German Physicist On Electric Cars: “Slaying Of Beautiful Hypothesis By An Ugly Fact”
By P Gosselin on 22. March 2017
Though Vince Ebert makes his living as a prominent cabaret artist in Germany, he is in fact a trained physicist who has a good understanding of science and is thus quite able to see it when someone is trying to pull the wool over our eyes.

Prominent cabaret artist, physicist Vince Ebert says electric cars nowhere near what they are portrayed to be. Image cropped from Facebook here.
One example is Germany’s “Energiewende” (transition to renewable energies) where Germany is attempting to wean itself off fossil fuels and to supply its energy needs almost completely with green energies such as wind and sun.
One aim Germany has is to convert all its motor vehicles on the street over the electric vehicles. In fact some green politicians have even called for banning the registration of fossil fuel cars by 2030.
So just how feasible (or absurd) is the proposal? Ebert points out in an opinion piece here, that is a lot easier said than done. Clearly the whole idea is in fact quite absurd.

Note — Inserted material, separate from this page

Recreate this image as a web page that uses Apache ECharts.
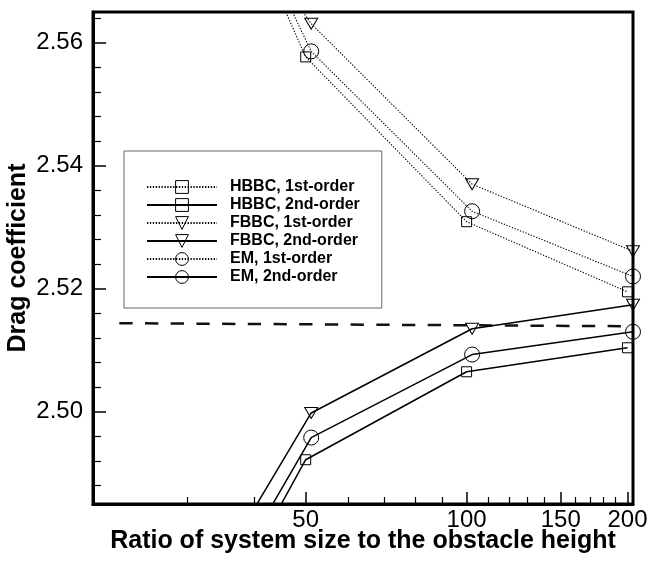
<!DOCTYPE html>
<html>
<head>
<meta charset="utf-8">
<script src="https://cdn.jsdelivr.net/npm/echarts@6/dist/echarts.min.js"></script>
<style>
  html, body { margin: 0; padding: 0; background: #fff; }
  #chart { width: 648px; height: 564px; }
</style>
</head>
<body>
<div id="chart"></div>
<script>
// Ratio of system size to obstacle height (HBBC uses 25..200, FBBC/EM use 25.6..204.8)
const ratioHBBC = [25, 50, 100, 200];
const ratioOther = [25.6, 51.2, 102.4, 204.8];

// Drag coefficient for each boundary scheme and order
const hbbc1st = [2.6167, 2.5577, 2.5309, 2.5195];
const hbbc2nd = [2.4447, 2.4922, 2.5065, 2.5104];
const fbbc1st = [2.6006, 2.5631, 2.5370, 2.5261];
const fbbc2nd = [2.4559, 2.4998, 2.5135, 2.5174];
const em1st   = [2.6135, 2.5586, 2.5326, 2.5220];
const em2nd   = [2.4506, 2.4958, 2.5093, 2.5130];

// Reference (dashed) level
const refRatio = [22.4, 204.8];
const refDrag  = [2.5144, 2.5139];

// Axis ticks
const xMajorTicks = [50, 100, 150, 200];
const xMinorTicks = [30, 40, 60, 70, 80, 90, 110, 120, 130, 140, 160, 170, 180, 190];
const yMajorTicks = [2.50, 2.52, 2.54, 2.56];
const yMinorTicks = [2.488, 2.492, 2.496, 2.504, 2.508, 2.512, 2.516, 2.524, 2.528,
                     2.532, 2.536, 2.544, 2.548, 2.552, 2.556, 2.564];

const seriesNames = ['HBBC, 1st-order', 'HBBC, 2nd-order', 'FBBC, 1st-order',
                     'FBBC, 2nd-order', 'EM, 1st-order', 'EM, 2nd-order'];

const FONT = 'Liberation Sans, Arial, Helvetica, sans-serif';
const X_MIN = 20, X_MAX = 204.8, Y_MIN = 2.485, Y_MAX = 2.565;

function pairs(xs, ys) {
  return xs.map((x, i) => [x, ys[i]]);
}

function makeSeries(name, xs, ys, symbol, dotted) {
  const s = {
    name: name,
    type: 'line',
    data: pairs(xs, ys),
    symbol: symbol,
    showSymbol: true,
    clip: true,
    lineStyle: dotted
      ? { color: '#000', width: 1.1, type: [1.3, 1.6] }
      : { color: '#000', width: 1.5, type: 'solid' },
    itemStyle: { color: 'rgba(255,255,255,0)', borderColor: '#000', borderWidth: 1, borderType: 'solid' },
    emphasis: { disabled: true },
    z: 3
  };
  if (symbol === 'rect') s.symbolSize = 10;
  if (symbol === 'circle') s.symbolSize = 15;
  if (symbol === 'triangle') { s.symbolSize = [13, 11]; s.symbolRotate = 180; }
  return s;
}

const chart = echarts.init(document.getElementById('chart'), null, { renderer: 'canvas' });

const option = {
  animation: false,
  backgroundColor: '#fff',
  grid: {
    left: 93, right: 15, top: 12, bottom: 60,
    show: true, borderColor: '#000', borderWidth: 3,
    outerBoundsMode: 'none'
  },
  legend: {
    orient: 'vertical',
    left: 124, top: 151,
    padding: [28, 22, 23, 22],
    itemWidth: 70, itemHeight: 16, itemGap: 2,
    borderColor: '#666', borderWidth: 1, backgroundColor: '#fff',
    data: seriesNames,
    selectedMode: false,
    itemStyle: { borderType: 'solid', borderWidth: 1 },
    textStyle: {
      fontFamily: FONT, fontSize: 16, fontWeight: 'bold', color: '#000',
      lineHeight: 16, padding: [0, 0, 0, 8]
    }
  },
  xAxis: [
    {
      type: 'log', logBase: 10, min: X_MIN, max: X_MAX, position: 'bottom',
      name: 'Ratio of system size to the obstacle height',
      nameLocation: 'middle', nameGap: 25, nameMoveOverlap: false,
      nameTextStyle: { fontFamily: FONT, fontSize: 25, fontWeight: 'bold', color: '#000' },
      axisLine: { show: true, lineStyle: { color: '#000', width: 3 } },
      axisTick: { show: true, inside: true, length: 12, customValues: xMajorTicks,
                  lineStyle: { color: '#000', width: 1.5 } },
      axisLabel: { show: true, customValues: xMajorTicks, margin: 4,
                   fontFamily: FONT, fontSize: 24, color: '#000',
                   formatter: v => String(Math.round(v)) },
      splitLine: { show: false }, minorTick: { show: false }
    },
    {
      type: 'log', logBase: 10, min: X_MIN, max: X_MAX, position: 'bottom',
      axisLine: { show: false },
      axisTick: { show: true, inside: true, length: 7, customValues: xMinorTicks,
                  lineStyle: { color: '#000', width: 1.2 } },
      axisLabel: { show: false },
      splitLine: { show: false }
    }
  ],
  yAxis: [
    {
      type: 'value', min: Y_MIN, max: Y_MAX, position: 'left',
      name: 'Drag coefficient',
      nameLocation: 'middle', nameGap: 62, nameMoveOverlap: false,
      nameTextStyle: { fontFamily: FONT, fontSize: 25, fontWeight: 'bold', color: '#000' },
      axisLine: { show: true, lineStyle: { color: '#000', width: 3 } },
      axisTick: { show: true, inside: true, length: 13, customValues: yMajorTicks,
                  lineStyle: { color: '#000', width: 1.5 } },
      axisLabel: { show: true, customValues: yMajorTicks, margin: 10,
                   fontFamily: FONT, fontSize: 24, color: '#000',
                   formatter: v => v.toFixed(2) },
      splitLine: { show: false }
    },
    {
      type: 'value', min: Y_MIN, max: Y_MAX, position: 'left',
      axisLine: { show: false },
      axisTick: { show: true, inside: true, length: 8, customValues: yMinorTicks,
                  lineStyle: { color: '#000', width: 1.2 } },
      axisLabel: { show: false },
      splitLine: { show: false }
    }
  ],
  series: [
    makeSeries(seriesNames[0], ratioHBBC, hbbc1st, 'rect', true),
    makeSeries(seriesNames[1], ratioHBBC, hbbc2nd, 'rect', false),
    makeSeries(seriesNames[2], ratioOther, fbbc1st, 'triangle', true),
    makeSeries(seriesNames[3], ratioOther, fbbc2nd, 'triangle', false),
    makeSeries(seriesNames[4], ratioOther, em1st, 'circle', true),
    makeSeries(seriesNames[5], ratioOther, em2nd, 'circle', false),
    {
      name: 'reference',
      type: 'line',
      data: pairs(refRatio, refDrag),
      symbol: 'none',
      lineStyle: { color: '#111', width: 2.5, type: [13.3, 12.4] },
      emphasis: { disabled: true },
      z: 2
    }
  ]
};

chart.setOption(option);
</script>
</body>
</html>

First he notes that electric cars are a long way from having the over 700+ kilometer range of fossil fuel cars and that electric cars reaching that range are “dreams of the future“.

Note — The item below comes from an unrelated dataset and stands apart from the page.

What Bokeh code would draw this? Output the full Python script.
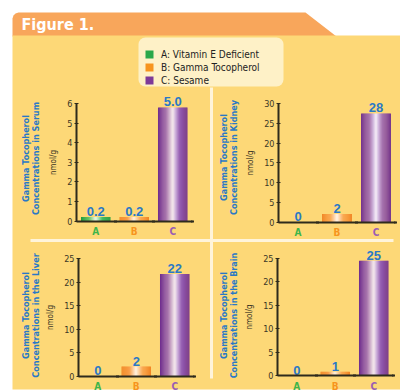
import numpy as np
from bokeh.plotting import figure
from bokeh.models import Range1d, LinearAxis, FixedTicker, ColumnDataSource, Legend, LegendItem
from bokeh.core.properties import value
from bokeh.embed import file_html
from bokeh.resources import INLINE

# ---------------- data ----------------
categories = ["A", "B", "C"]
legend_labels = ["A: Vitamin E Deficient", "B: Gamma Tocopherol", "C: Sesame"]

serum_values = [0.2, 0.2, 5.8]
serum_labels = ["0.2", "0.2", "5.0"]
serum_ticks = [0, 1, 2, 3, 4, 5, 6]

kidney_values = [0, 2, 27.5]
kidney_labels = ["0", "2", "28"]
kidney_ticks = [0, 5, 10, 15, 20, 25, 30]

liver_values = [0, 2, 21.7]
liver_labels = ["0", "2", "22"]
liver_ticks = [0, 5, 10, 15, 20, 25]

brain_values = [0, 0.8, 24.5]
brain_labels = ["0", "1", "25"]
brain_ticks = [0, 5, 10, 15, 20, 25]

title_line1 = "Gamma Tocopherol"
serum_title = "Concentrations in Serum"
kidney_title = "Concentrations in Kidney"
liver_title = "Concentrations in the Liver"
brain_title = "Concentrations in the Brain"
unit_label = "nmol/g"
figure_title = "Figure 1."

# ---------------- styles ----------------
W, H = 400, 391
NARROW = "'Liberation Sans Narrow', 'DejaVu Sans Condensed', 'Roboto Condensed', sans-serif"
SANS = "'Liberation Sans', Arial, sans-serif"
YELLOW = "#FDD877"
ORANGE_TAB = "#F8A65B"
LEGEND_BG = "#FEF1C7"
DIVIDER = "#FFF4DA"
BLUE = "#2A78C6"
AXIS = "#2E2B1C"
cat_colors = ["#2BA84A", "#F7941D", "#7E3A98"]
label_colors = ["#3DB54A", "#F7941D", "#9A5DB5"]
edge_colors = ["#1E9A3E", "#F28422", "#6E2C8C"]
mid_colors = ["#4CBF62", "#F9A24A", "#9A64B6"]
center_colors = ["#F0FAEE", "#FFF4E6", "#F6EEF8"]


def hex2rgb(h):
    h = h.lstrip("#")
    return np.array([int(h[i:i + 2], 16) for i in (0, 2, 4)], dtype=float)


def rgb2hex(c):
    c = np.clip(np.round(c), 0, 255).astype(int)
    return "#%02x%02x%02x" % tuple(c)


def stripe_color(ci, t):
    # t: 0 at centre, 1 at edge
    e, m, c = hex2rgb(edge_colors[ci]), hex2rgb(mid_colors[ci]), hex2rgb(center_colors[ci])
    if t < 0.45:
        f = t / 0.45
        return rgb2hex(c * (1 - f) + m * f)
    f = (t - 0.45) / 0.55
    return rgb2hex(m * (1 - f) + e * f)


p = figure(width=W, height=H, x_range=Range1d(0, W), y_range=Range1d(H, 0),
           output_backend="svg", toolbar_location=None, min_border=0,
           x_axis_type=None, y_axis_type=None)
p.outline_line_color = None
p.background_fill_color = "white"
p.border_fill_color = "white"
p.xgrid.visible = False
p.ygrid.visible = False

# ---------------- decoration ----------------
p.patch(x=[12, 12, 13, 15, 18, 305, 336, 12], y=[36, 18, 15, 13, 12, 12, 36, 36],
        fill_color=ORANGE_TAB, line_color=None)
p.quad(left=[12], right=[400], top=[35], bottom=[389], fill_color=YELLOW, line_color=None)
p.text(x=[21], y=[24], text=[figure_title], text_color="white", text_font=value(NARROW),
       text_font_style="bold", text_font_size="16px", text_baseline="middle", text_align="left")
p.quad(left=[138], right=[283], top=[37], bottom=[86], fill_color=LEGEND_BG, line_color=None,
       border_radius=7)
p.segment(x0=[211, 30], y0=[87, 240], x1=[211, 393], y1=[378, 240],
          line_color=DIVIDER, line_width=3)

# ---------------- panels ----------------
panels = [
    dict(name="serum", values=serum_values, labels=serum_labels, ticks=serum_ticks,
         title=serum_title, X0=76, U=38.5, Y0=220.5, Ytop=103, tx=(25, 35), ty=158),
    dict(name="kidney", values=kidney_values, labels=kidney_labels, ticks=kidney_ticks,
         title=kidney_title, X0=278, U=39, Y0=221.5, Ytop=103, tx=(223, 233), ty=157),
    dict(name="liver", values=liver_values, labels=liver_labels, ticks=liver_ticks,
         title=liver_title, X0=78, U=38.5, Y0=375.5, Ytop=258, tx=(25, 35), ty=315),
    dict(name="brain", values=brain_values, labels=brain_labels, ticks=brain_ticks,
         title=brain_title, X0=277, U=38.5, Y0=375, Ytop=258, tx=(223, 233), ty=315),
]

N_STRIPES = 28
BAR_W = 0.76
cat_pos = np.arange(len(categories)) + 0.5

for pn in panels:
    xn, yn = "x_" + pn["name"], "y_" + pn["name"]
    ymax = pn["ticks"][-1]
    k = ymax / (pn["Y0"] - pn["Ytop"])
    ys = -k * (H - pn["Y0"])
    p.extra_y_ranges[yn] = Range1d(ys, ys + k * H)
    p.extra_x_ranges[xn] = Range1d(-pn["X0"] / pn["U"], (W - pn["X0"]) / pn["U"])

    # gradient (cylinder) bars made of narrow stripes
    xs, tops, cols = [], [], []
    offs = (np.arange(N_STRIPES) + 0.5) / N_STRIPES * BAR_W - BAR_W / 2
    for ci, (cx, v) in enumerate(zip(cat_pos, pn["values"])):
        if v <= 0:
            continue
        for o in offs:
            xs.append(cx + o)
            tops.append(v)
            cols.append(stripe_color(ci, abs(o) / (BAR_W / 2)))
    src = ColumnDataSource(dict(x=xs, top=tops, color=cols))
    p.vbar(x="x", top="top", bottom=0, width=BAR_W / N_STRIPES * 1.25, fill_color="color",
           line_color=None, source=src, x_range_name=xn, y_range_name=yn)

    # y axis
    ya = LinearAxis(x_range_name=xn, y_range_name=yn, fixed_location=0, bounds=(0, ymax),
                    ticker=FixedTicker(ticks=pn["ticks"]), axis_label=unit_label)
    ya.axis_line_color = AXIS
    ya.axis_line_width = 2
    ya.major_tick_line_color = AXIS
    ya.major_tick_in = 2
    ya.major_tick_out = 2
    ya.minor_tick_line_color = None
    ya.major_label_text_font = NARROW
    ya.major_label_text_font_size = "9px"
    ya.major_label_text_color = "#3A3626"
    ya.major_label_standoff = 2
    ya.axis_label_text_font = NARROW
    ya.axis_label_text_font_size = "8px"
    ya.axis_label_text_font_style = "normal"
    ya.axis_label_text_color = "#3A3626"
    ya.axis_label_standoff = 6
    p.add_layout(ya, "left")

    # x axis
    xa = LinearAxis(x_range_name=xn, y_range_name=yn, fixed_location=0, bounds=(0, 3),
                    ticker=FixedTicker(ticks=[1, 2, 3]),
                    major_label_overrides={1: "", 2: "", 3: ""})
    xa.axis_line_color = AXIS
    xa.axis_line_width = 2
    xa.major_tick_line_color = AXIS
    xa.major_tick_line_width = 3
    xa.major_tick_in = 1
    xa.major_tick_out = 1
    xa.minor_tick_line_color = None
    xa.major_label_text_font_size = "0px"
    p.add_layout(xa, "below")

    # category labels
    p.text(x=cat_pos, y=[0] * len(categories), text=categories, text_color=label_colors,
           text_align="center", text_baseline="top", y_offset=5, text_font=value(NARROW),
           text_font_size="10px", text_font_style="bold", x_range_name=xn, y_range_name=yn)

    # value labels
    p.text(x=cat_pos, y=pn["values"], text=pn["labels"], text_color=BLUE,
           text_align="center", text_baseline="bottom", y_offset=-1, text_font=value(SANS),
           text_font_size="13px", text_font_style="bold", x_range_name=xn, y_range_name=yn)

    # title (two rotated lines)
    p.text(x=list(pn["tx"]), y=[pn["ty"]] * 2, text=[title_line1, pn["title"]], angle=np.pi / 2,
           text_color=BLUE, text_align="center", text_baseline="middle", text_font=value(NARROW),
           text_font_size="9px", text_font_style="bold")

# ---------------- legend ----------------
items = []
for lab, c in zip(legend_labels, cat_colors):
    # legend swatch renderer (kept outside the visible frame)
    r = p.quad(left=[-60], right=[-50], top=[-60], bottom=[-50], fill_color=c, line_color=None)
    items.append(LegendItem(label=lab, renderers=[r]))
legend = Legend(items=items, location=(144, H - 86), margin=0, padding=6, spacing=1,
                glyph_width=10, glyph_height=10, label_standoff=7, label_height=12,
                label_text_font=NARROW, label_text_font_size="10px", label_text_color="#222222",
                background_fill_alpha=0, border_line_color=None)
p.add_layout(legend, "center")

open("out.html", "w").write(file_html(p, INLINE))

Quarter million wind turbines
Another major obstacle is the lack of charging stations. Even if Germany managed to put merely 1 million electric cars on its streets, Ebert calculates that this would necessitate the construction of 35,000 wind turbines.
However in Germany there are in fact some 6o million vehicles on the road, and “if every driver charged his car for 30 minutes every second day” and did so evenly distributed over a smart grid, “we would need 140 new power plants or 220,000 wind turbines“…which is almost 10 times more than what is already installed.
This is an enormous number — and it would only be enough for the electric cars and not even include the tens of millions of households, businesses and industry that together need even more power than Germany’s transportation sector.
Worse than fossil fuels
Another problem, Ebert points out, is the enormous size of the batteries. In order to replace the 30 liters of petrol of a conventional car, an electric vehicle needs a modern lithium battery weighing some 900 kilograms. Supplying the hundreds of millions of cars in operation worldwide with the lithium and neodymium would be nowhere near sustainable, Ebert writes. He also cites findings by Germany’s renowned Fraunhofer Institute:
Moreover the Fraunhofer-Institute for Structural Physics concluded that the manufacture and recycling of modern batteries has a negative impact on the ecological budget when compared to the fossil fuel engines.”
In a nutshell, electric cars would only make the environment much worse.
Then there are the organizational aspects of using electric car batteries, Ebert reminds us, asking readers to imagine millions of Germans all leaving at once for summer holidays on the autobahns and then all of them trying to charge their vehicles all at once along the motorway after a just couple of hours of driving. Huge traffic jams would form as cars charge up at stations at the rest areas. While a fossil fuel car can fill up in a matter of minutes, electric cars would be blocking the charging stations for an hour or more. It would be total chaos and mayhem.
Ebert summarizes his opinion on the rush to electric cars by quoting biologist Thomas Huxley:
The great tragedy of science – the slaying of a beautiful hypothesis by an ugly fact.”